From its wholly studio-free production to a warm public reception so far, Looper certainly makes a strong case for independent sci-fi, but for all its careful crafting and assured execution, there are moments when it is simply too big for its budget.
For instance, a gripping scene involving a special effect like an anti-gravity maelstrom lingers long enough for its roughness around the edges to register, and the film’s heavily featured jet-bikes are never quite visually believable as hovering off the ground.
But the characters hold it all together. Joseph Gordon-Levitt is in top form as Joe, turning in what is essentially an inspired performance as Young Bruce Willis through layers of make-up and prosthetics. Willis himself is in Die Hard mode, and since his motivation doesn’t withstand a lot of scrutiny after he sermonizes to his younger self about violence and worth, that is probably for the best.
Emily Blunt plays Sarah, a sugar cane farmer with a five-year-old (Pierce Gagnon in a stellar performance) and a shotgun full of rock salt she is not afraid to use, who becomes the film’s third main character by a twist of geography and represents one of the only sympathetic figures.
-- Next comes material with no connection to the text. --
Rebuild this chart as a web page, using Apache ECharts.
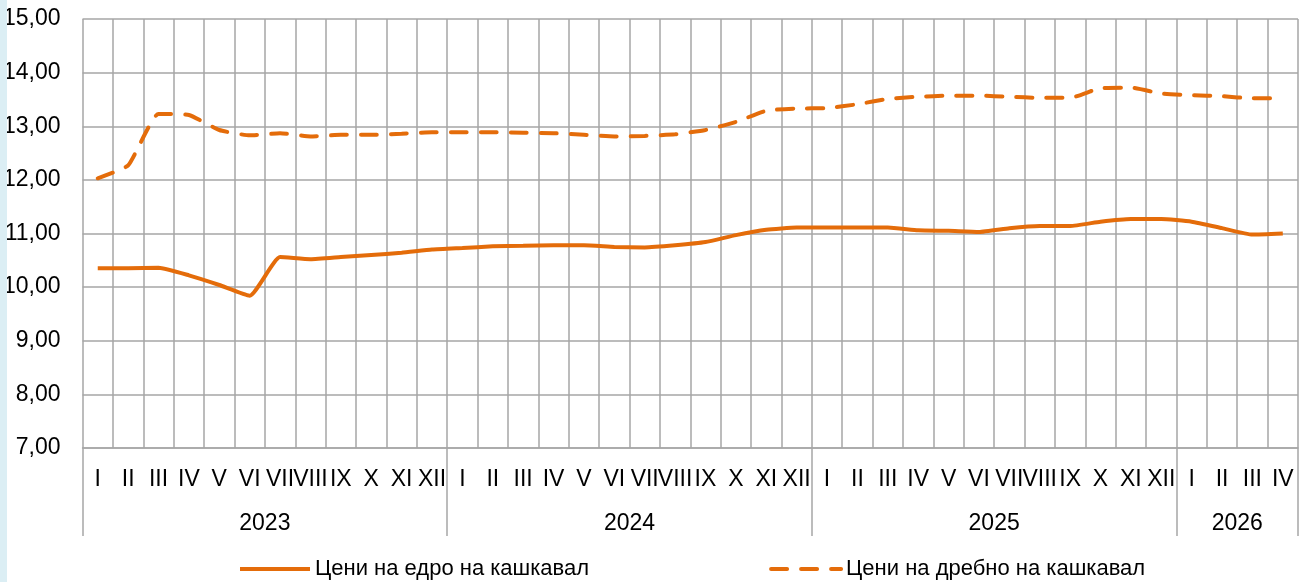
<!DOCTYPE html>
<html>
<head>
<meta charset="utf-8">
<script src="https://cdn.jsdelivr.net/npm/echarts@6/dist/echarts.min.js"></script>
<style>
  html, body { margin: 0; padding: 0; background: #fff; }
  #strip { position: absolute; left: 0; top: 0; width: 7px; height: 582px; background: #dbeef4; }
  #chart { width: 1299px; height: 582px; }
</style>
</head>
<body>
<div id="chart"></div>
<div id="strip"></div>
<script>
const months = ['I','II','III','IV','V','VI','VII','VIII','IX','X','XI','XII']
const years = ['2023', '2024', '2025', '2026']
const monthsPerYear = [12, 12, 12, 4]
const yTicks = [7, 8, 9, 10, 11, 12, 13, 14, 15]

// цени на едро
const wholesale = [
  10.35, 10.35, 10.36, 10.22, 10.04, 9.84, 10.56, 10.52, 10.56, 10.60, 10.64, 10.70,
  10.73, 10.76, 10.77, 10.78, 10.78, 10.75, 10.74, 10.78, 10.84, 10.97, 11.07, 11.11,
  11.11, 11.11, 11.11, 11.06, 11.05, 11.03, 11.10, 11.14, 11.14, 11.22, 11.27, 11.27,
  11.22, 11.10, 10.98, 11.00
]
// цени на дребно
const retail = [
  12.03, 12.27, 13.23, 13.21, 12.93, 12.83, 12.87, 12.81, 12.84, 12.84, 12.86, 12.89,
  12.89, 12.89, 12.88, 12.87, 12.84, 12.81, 12.82, 12.85, 12.93, 13.08, 13.29, 13.33,
  13.34, 13.41, 13.51, 13.55, 13.57, 13.57, 13.55, 13.53, 13.53, 13.71, 13.72, 13.61,
  13.58, 13.56, 13.52, 13.52
]

const cats = []
monthsPerYear.forEach((n, yi) => {
  for (let i = 0; i < n; i++) cats.push(years[yi] + '-' + months[i])
})

// второ ниво: граници между годините
const yearSlots = []
const yearMid = {}
const yearEdge = {}
let pos = 0
yearEdge[0] = true
monthsPerYear.forEach((n, yi) => {
  yearMid[pos * 2 + n] = years[yi]
  pos += n
  yearEdge[pos] = true
})
for (let i = 0; i <= cats.length * 2; i++) yearSlots.push(yearMid[i] || '')

const orange = '#e46c0a'
const gridGray = '#a6a6a6'
const font = "'Liberation Sans Narrow', 'Arial Narrow', 'Liberation Sans', Arial, sans-serif"

const chart = echarts.init(document.getElementById('chart'))
chart.setOption({
  animation: false,
  textStyle: { fontFamily: font },
  grid: { left: 82, right: 1, top: 19, bottom: 134 },
  legend: {
    top: 553,
    left: 233,
    itemWidth: 70,
    itemHeight: 14,
    itemGap: 180,
    itemStyle: { opacity: 0 },
    lineStyle: { width: 4 },
    textStyle: { fontSize: 22, color: '#000', fontFamily: font },
    data: ['Цени на едро на кашкавал', 'Цени на дребно на кашкавал']
  },
  xAxis: [
    {
      type: 'category',
      data: cats,
      boundaryGap: true,
      axisLine: { lineStyle: { color: gridGray, width: 1.5 } },
      axisTick: { show: false },
      splitLine: { show: true, interval: 0, lineStyle: { color: gridGray, width: 1.5 } },
      axisLabel: {
        interval: 0,
        margin: 20,
        fontSize: 23,
        color: '#000',
        formatter: v => v.split('-')[1]
      }
    },
    {
      type: 'category',
      position: 'bottom',
      offset: 0,
      data: yearSlots,
      boundaryGap: false,
      axisLine: { show: false },
      axisTick: {
        show: true,
        length: 88,
        interval: (i) => yearEdge[i / 2] === true,
        lineStyle: { color: gridGray, width: 1.5 }
      },
      axisLabel: {
        interval: (i, v) => v !== '',
        margin: 64,
        fontSize: 23,
        color: '#000'
      }
    }
  ],
  yAxis: {
    type: 'value',
    min: yTicks[0],
    max: yTicks[yTicks.length - 1],
    interval: 1,
    axisLine: { show: false },
    axisTick: { show: false },
    splitLine: { lineStyle: { color: gridGray, width: 1.5 } },
    axisLabel: {
      margin: 22,
      fontSize: 23,
      color: '#000',
      formatter: v => v.toFixed(2).replace('.', ',')
    }
  },
  series: [
    {
      name: 'Цени на едро на кашкавал',
      type: 'line',
      data: wholesale,
      symbol: 'none',
      smooth: 0.15,
      itemStyle: { color: orange },
      lineStyle: { color: orange, width: 4 }
    },
    {
      name: 'Цени на дребно на кашкавал',
      type: 'line',
      data: retail,
      symbol: 'none',
      smooth: 0.15,
      itemStyle: { color: orange },
      lineStyle: { color: orange, width: 4, type: [16, 14], cap: 'round' }
    }
  ]
})
</script>
</body>
</html>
Rounding out the cast are Piper Perabo as a showgirl Joe desires, Paul Dano as a fellow looper prone to trouble, Garret Dillahunt as one of Abe’s mercenaries, and Brick alum Noah Segan as an inept enforcer wannabe.
Looper is a bit too piecemeal to be called flawless, but far too refreshing not to recommend. If Prometheus stands as the sci-fi studio film of the year, then Looper – with a little less polish and a lot more heart, fewer flaws and more ideas – is its independent counterpart. Between the two of them, science fiction cinema is alive and well.